Could the French or Dutch scenario be repeated? Are you about to fall also the flagship country of consensus and moderation? Will it resist Mittethe wide German center?
“In these elections? No, no, no,” responds in the city of Wiesbaden, where the Greens/Alliance 90 are holding their congress this weekend, the outgoing co-president of the party, Omid Nouripour. “I think we have a strong center, even if it is getting smaller.”
The atmosphere in Wiesbaden, just a few days after the fall of the coalition, reflected this feeling. The ecologists see themselves as a central party, with the capacity to reach agreements with the democratic right and left, and they readily contemplate a coalition with the Christian Democratic right if the numbers are given.
If the elections were held today, the Christian Democratic Union/Christian Social Union (CDU/CSU) of Friedrich Merz would get 32%, according to a survey published this Saturday by the INSA institute that broadly coincides with that of the main demographic institutes. In second position, with 19%, would be the far-right party Alternative for Germany (AfD), present in the Bundestag since 2017, but never as a second force. An earthquake for a democracy built on the ruins of National Socialism. Chancellor Scholz’s Social Democratic Party (SPD) would be third, with 16%.
The Greens/Alliance 90, who this Sunday will consecrate the current Minister of Economy, Robert Habeck, as a candidate, would take 10%, and the Sahra Wagenknecht Alliance, named after the dissident of the post-communist left who combines measures, would take 8% progressive social, conservative on immigration and pacifist in the face of the Russian invasion of Ukraine. The Liberal Democratic Party (FDP), the trigger for the fall of the coalition, would not reach 5% and, with these results, would be left out of the chamber.
“The center will endure,” says Joseph de Weck, a specialist at the Institut Montaigne think tank and columnist in the German magazine International Politik. “Germany is more or less 20 years behind when it comes to the rise of populism,” he adds, referring to the fact that, compared to a country like France, these forces are generally weaker. Here the phenomenon advances, but at a different pace. In the last French presidential elections, in 2022, Le Pen on the extreme right, Jean-Luc Mélenchon on the radical left and other candidates on the extremes added more than half of the votes. In the 2024 legislative elections, Le Pen obtained more than 30%.
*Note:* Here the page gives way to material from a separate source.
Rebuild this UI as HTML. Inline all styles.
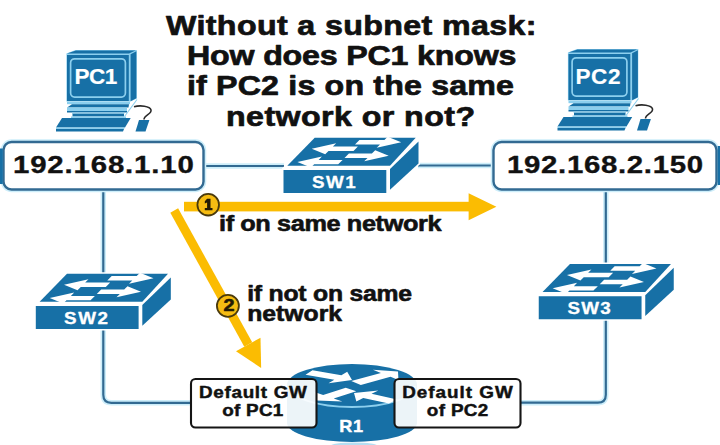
<!DOCTYPE html>
<html><head><meta charset="utf-8">
<style>
html,body{margin:0;padding:0;background:#fff;width:720px;height:445px;overflow:hidden}
svg{display:block}
text{font-family:"Liberation Sans",sans-serif;font-weight:bold}
</style></head>
<body>
<svg width="720" height="445" viewBox="0 0 720 445">
<defs>
<g id="sw"><polygon points="0,23 0,-1 3.8,-4.3 31.2,-32.2 132.2,-32.2 135,-28.5 135,-6.5 106.5,19.8 104,23" fill="#fff" stroke="#fff" stroke-width="3"/><rect x="0" y="0" width="102.8" height="23" fill="#1770a6"/><polygon points="3.8,-4.3 106.5,-4.3 132.2,-32.2 31.2,-32.2" fill="#1770a6"/><polygon points="106.5,-1 135,-28.5 135,-6.5 106.5,19.8" fill="#1770a6"/><g transform="matrix(1,0,-1,1,31.2,-32.2)" fill="#fff"><polygon points="47.00,6.70 72.00,6.70 72.00,10.00 91.00,4.50 72.00,-1.00 72.00,2.30 47.00,2.30"/><polygon points="52.00,8.80 27.00,8.80 27.00,5.50 8.00,11.00 27.00,16.50 27.00,13.20 52.00,13.20"/><polygon points="50.00,20.20 73.00,20.20 73.00,23.50 92.00,18.00 73.00,12.50 73.00,15.80 50.00,15.80"/><polygon points="50.00,22.10 26.00,22.10 26.00,18.80 7.00,24.30 26.00,29.80 26.00,26.50 50.00,26.50"/></g></g>
<g id="pc">
    <polygon points="66.4,101.5 66.4,53.5 75.5,50 136.8,50 136.8,98.6 130.5,101.5" fill="#8ccfee"/>
    <polygon points="67,53.4 129,53.4 135.5,50.4 76,50.4" fill="#1770a6"/>
    <polygon points="130.6,54.2 136.4,51.2 136.4,98.3 130.6,101.2" fill="#1770a6"/>
    <rect x="67" y="55" width="61.8" height="46" fill="#1770a6"/>
    <rect x="70.6" y="58.8" width="54.8" height="38.3" rx="4" fill="none" stroke="#8ccfee" stroke-width="1.7"/>
    <rect x="67" y="101.6" width="63" height="2.6" fill="#8ccfee"/>
    <polygon points="72,104.2 129,104.2 128.5,107.5 67,107.5" fill="#1770a6"/>
    <rect x="67" y="107.5" width="60" height="3.5" fill="#8ccfee"/>
    <rect x="67" y="111" width="60" height="1.5" fill="#1770a6"/>
    <rect x="72" y="112.5" width="52.5" height="1.2" fill="#8ccfee"/>
    <rect x="72.5" y="113.7" width="51.5" height="2.8" fill="#1770a6"/>
    <rect x="71" y="116.5" width="55" height="1.5" fill="#8ccfee"/>
    <line x1="137" y1="99.5" x2="124.5" y2="116.5" stroke="#8ccfee" stroke-width="1.1"/>
    <polygon points="62,118 130.7,118 125,127.6 56,127.6" fill="#1770a6"/>
    <polygon points="56,127.6 125,127.6 124,129 56,129" fill="#8ccfee"/>
    <polygon points="56,129 124,129 123,131.4 56,131.4" fill="#1770a6"/>
    <polygon points="139,120 149.4,120 145.5,131.4 135.5,131.4" fill="#1770a6"/>
    <path d="M134,106.8 C140,105 150,106 151,110 C152,114 144,115 144,119.5" fill="none" stroke="#2a2a2a" stroke-width="1.6"/>
  </g>
</defs>
<g fill="none" stroke="#cdeefa" stroke-width="5.5">
  <line x1="203" y1="166" x2="284" y2="166"/>
  <line x1="418" y1="165.5" x2="494" y2="165.5"/>
  <path d="M103.3,189 V394.8 Q103.3,402.8 111.3,402.8 H191"/>
  <path d="M605.8,189 V394.7 Q605.8,402.7 597.8,402.7 H520"/>
</g>
<g fill="none" stroke="#326a92" stroke-width="2.2">
  <line x1="203" y1="166" x2="284" y2="166"/>
  <line x1="418" y1="165.5" x2="494" y2="165.5"/>
  <path d="M103.3,189 V394.8 Q103.3,402.8 111.3,402.8 H191"/>
  <path d="M605.8,189 V394.7 Q605.8,402.7 597.8,402.7 H520"/>
</g>
<text transform="translate(166.0,34.8) scale(1.15,1)" x="0" y="0" font-family="Liberation Sans" font-weight="bold" font-size="28" textLength="322.191" lengthAdjust="spacing" fill="#111" stroke="#111" stroke-width="0.7" stroke-linejoin="round">Without a subnet mask:</text>
<text transform="translate(187.0,65.2) scale(1.15,1)" x="0" y="0" font-family="Liberation Sans" font-weight="bold" font-size="28" textLength="286.539" lengthAdjust="spacing" fill="#111" stroke="#111" stroke-width="0.7" stroke-linejoin="round">How does PC1 knows</text>
<text transform="translate(187.0,95.4) scale(1.15,1)" x="0" y="0" font-family="Liberation Sans" font-weight="bold" font-size="28" textLength="284.365" lengthAdjust="spacing" fill="#111" stroke="#111" stroke-width="0.7" stroke-linejoin="round">if PC2 is on the same</text>
<text transform="translate(226.0,125.8) scale(1.15,1)" x="0" y="0" font-family="Liberation Sans" font-weight="bold" font-size="28" textLength="216.557" lengthAdjust="spacing" fill="#111" stroke="#111" stroke-width="0.7" stroke-linejoin="round">network or not?</text>

<use href="#pc"/>
<text transform="translate(74.5,84.4) scale(1.0,1)" x="0" y="0" font-family="Liberation Sans" font-weight="bold" font-size="22.5" textLength="42.71" lengthAdjust="spacing" fill="#fff" stroke="#fff" stroke-width="0.2" stroke-linejoin="round">PC1</text>

<use href="#pc" transform="translate(501.5,-1)"/>
<text transform="translate(575.6,84.2) scale(1.0,1)" x="0" y="0" font-family="Liberation Sans" font-weight="bold" font-size="22.5" textLength="44.81" lengthAdjust="spacing" fill="#fff" stroke="#fff" stroke-width="0.2" stroke-linejoin="round">PC2</text>

<rect x="3.5" y="142" width="200" height="47.5" rx="8" fill="#fff" stroke="#cdeefa" stroke-width="5.5"/>
<rect x="3.5" y="142" width="200" height="47.5" rx="8" fill="#fff" stroke="#326a92" stroke-width="2.4"/>
<rect x="0" y="148.5" width="2.8" height="35.5" fill="#1770a6"/>
<text transform="translate(13.0,172.5) scale(1.2,1)" x="0" y="0" font-family="Liberation Sans" font-weight="bold" font-size="24.5" textLength="150.683" lengthAdjust="spacing" fill="#111" stroke="#111" stroke-width="0.35" stroke-linejoin="round">192.168.1.10</text>

<rect x="493.5" y="142" width="223" height="47.5" rx="8" fill="#fff" stroke="#cdeefa" stroke-width="5.5"/>
<rect x="493.5" y="142" width="223" height="47.5" rx="8" fill="#fff" stroke="#326a92" stroke-width="2.4"/>
<rect x="717.6" y="146" width="2.4" height="39" fill="#1770a6"/>
<text transform="translate(507.0,172.5) scale(1.2,1)" x="0" y="0" font-family="Liberation Sans" font-weight="bold" font-size="24.5" textLength="163.392" lengthAdjust="spacing" fill="#111" stroke="#111" stroke-width="0.35" stroke-linejoin="round">192.168.2.150</text>

<use href="#sw" transform="translate(283.5,170)"/>
<text transform="translate(312.0,188) scale(1.12,1)" x="0" y="0" font-family="Liberation Sans" font-weight="bold" font-size="16.8" textLength="38.973" lengthAdjust="spacing" fill="#fff" stroke="#fff" stroke-width="0.3" stroke-linejoin="round">SW1</text>

<use href="#sw" transform="translate(35.8,306)"/>
<text transform="translate(64.0,323.75) scale(1.12,1)" x="0" y="0" font-family="Liberation Sans" font-weight="bold" font-size="16.8" textLength="39.312" lengthAdjust="spacing" fill="#fff" stroke="#fff" stroke-width="0.3" stroke-linejoin="round">SW2</text>

<use href="#sw" transform="translate(538.75,296.25)"/>
<text transform="translate(567.5,313.5) scale(1.12,1)" x="0" y="0" font-family="Liberation Sans" font-weight="bold" font-size="16.8" textLength="38.536" lengthAdjust="spacing" fill="#fff" stroke="#fff" stroke-width="0.3" stroke-linejoin="round">SW3</text>

<ellipse cx="354" cy="446" rx="24" ry="3.5" fill="#b5def2"/><path d="M287,384.5 V423 A65,19 0 0 0 417,423 V384.5 Z" fill="#1770a6"/><ellipse cx="352" cy="384.5" rx="65" ry="20.5" fill="#1770a6"/><path d="M289,386.0 A63,21.0 0 0 0 415,386.0" fill="none" stroke="#8ccfee" stroke-width="1.8"/><g fill="#fff"><polygon points="305.50,374.69 334.35,379.72 328.51,383.37 352.00,380.00 347.20,371.70 341.36,375.34 312.50,370.31"/><polygon points="360.79,384.90 390.48,376.78 398.46,379.95 398.00,371.50 372.92,369.79 380.90,372.97 351.21,381.10"/><polygon points="345.75,387.73 323.17,395.04 314.42,392.09 317.00,400.50 342.43,401.52 333.68,398.57 356.25,391.27"/><polygon points="397.13,399.43 371.48,393.84 378.37,390.40 354.00,393.00 356.33,401.42 363.22,397.98 388.87,403.57"/></g><text transform="translate(339.2,432) scale(1.1,1)" x="0" y="0" font-family="Liberation Sans" font-weight="bold" font-size="16.5" textLength="21.709" lengthAdjust="spacing" fill="#fff" stroke="#fff" stroke-width="0.4" stroke-linejoin="round">R1</text>

<rect x="191" y="379" width="125.5" height="48.5" rx="4.5" fill="#fff" fill-opacity="0.92" stroke="#151515" stroke-width="2.1"/>
<text transform="translate(199.0,398.3) scale(1.15,1)" x="0" y="0" font-family="Liberation Sans" font-weight="bold" font-size="16.4" textLength="93.765" lengthAdjust="spacing" fill="#111" stroke="#111" stroke-width="0.45" stroke-linejoin="round">Default GW</text>
<text transform="translate(222.2,415.8) scale(1.15,1)" x="0" y="0" font-family="Liberation Sans" font-weight="bold" font-size="16.4" textLength="53.113" lengthAdjust="spacing" fill="#111" stroke="#111" stroke-width="0.45" stroke-linejoin="round">of PC1</text>

<rect x="394.5" y="379" width="126" height="48.5" rx="4.5" fill="#fff" fill-opacity="0.92" stroke="#151515" stroke-width="2.1"/>
<text transform="translate(402.2,398.3) scale(1.15,1)" x="0" y="0" font-family="Liberation Sans" font-weight="bold" font-size="16.4" textLength="96.191" lengthAdjust="spacing" fill="#111" stroke="#111" stroke-width="0.45" stroke-linejoin="round">Default GW</text>
<text transform="translate(426.8,415.8) scale(1.15,1)" x="0" y="0" font-family="Liberation Sans" font-weight="bold" font-size="16.4" textLength="53.452" lengthAdjust="spacing" fill="#111" stroke="#111" stroke-width="0.45" stroke-linejoin="round">of PC2</text>

<g fill="#fbbc02">
  <rect x="184" y="201.8" width="286" height="9.6"/>
  <polygon points="468.6,193.2 496.4,206.8 468.6,220.3"/>
  <polygon points="170.3,212.7 178.1,208.3 252.2,342.3 244.3,346.7"/>
  <polygon points="236,351.3 260.5,337.7 261.15,367.9"/>
</g>
<g stroke="#4a3a0c" stroke-width="1.8" fill="#f6bc12">
  <circle cx="208.2" cy="204.7" r="10.8"/>
  <circle cx="227.9" cy="305.8" r="11"/>
</g>
<path d="M207.1,198.8 H210.5 V207.9 H212.5 V210.2 H204.8 V207.9 H207.1 V202.6 L204.8,203.6 V201.2 Z" fill="#231a05"/>
<text x="223.5" y="310.6" font-family="Liberation Sans" font-weight="bold" font-size="16.5" textLength="11.0" lengthAdjust="spacingAndGlyphs" fill="#231a05" stroke="#231a05" stroke-width="0.6" stroke-linejoin="round">2</text>

<text transform="translate(219.0,231.3) scale(1.15,1)" x="0" y="0" font-family="Liberation Sans" font-weight="bold" font-size="22" textLength="193.478" lengthAdjust="spacing" fill="#111" stroke="#111" stroke-width="0.6" stroke-linejoin="round">if on same network</text>
<text transform="translate(247.2,300.7) scale(1.15,1)" x="0" y="0" font-family="Liberation Sans" font-weight="bold" font-size="21.5" textLength="143.357" lengthAdjust="spacing" fill="#111" stroke="#111" stroke-width="0.6" stroke-linejoin="round">if not on same</text>
<text transform="translate(247.2,320.7) scale(1.15,1)" x="0" y="0" font-family="Liberation Sans" font-weight="bold" font-size="21.5" textLength="82.47" lengthAdjust="spacing" fill="#111" stroke="#111" stroke-width="0.6" stroke-linejoin="round">network</text>

</svg>
</body></html>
In Germany, furthermore, the cordon sanitaire is maintained. The Christian Democrat Merz, favorite to be the next chancellor, recalled this week before the Bundestag that “there will be no collaboration” with the AfD. According to the polls, moderate parties should add around three quarters of the votes, enough to continue governing. It remains to be seen with which coalition.
“It seems pretty clear that the next German government will be led by a centrist, probably Friedrich Merz,” says De Weck. Merz could ally himself with the Social Democrats, the Environmentalists and the Liberals if they enter Parliament. “From this point of view,” he adds, “we are also far from the French situation, where the right is preparing to govern with the RN, and today already governs de facto with the RN.”
Both the social democrat Scholz, with the polls against him, and the Christian democrat Merz, who already sees himself in the chancellery, seek to occupy the center. “The path of compromise remains the only correct one,” the chancellor said Wednesday in the Bundestag. “It takes strength and courage to move away from your own point of view and find a solution for everyone.” Merz, a classic conservative, tries to soften his most unfriendly traits for moderates. He has shown himself open to reforming the constitutional debt limit that, according to social democrats, complicates investments in infrastructure.
Neither have shown any signs of wanting to make immigration, which has dominated recent campaigns in other countries, an issue. There is a reason for this, according to Social Democratic MP Niels Schmid: “A debate on immigration would only strengthen the extreme right. There is, also in the CDU, an interest in focusing the campaign on social and economic policy, since here the differences are quite clear and can be highlighted during the campaign.”
The center is weakening, but in Germany it is possible that the elections will still be held in the center. In Wiesbaden, environmentalist Nouripour defends the hypothesis of an agreement with the CDU: “Of course yes. Among democrats, we should not exclude, but rather talk to each other.” Even with a conservative like Merz? “It is not about Merz joining my party, but about whether together we are capable of reaching compromises.”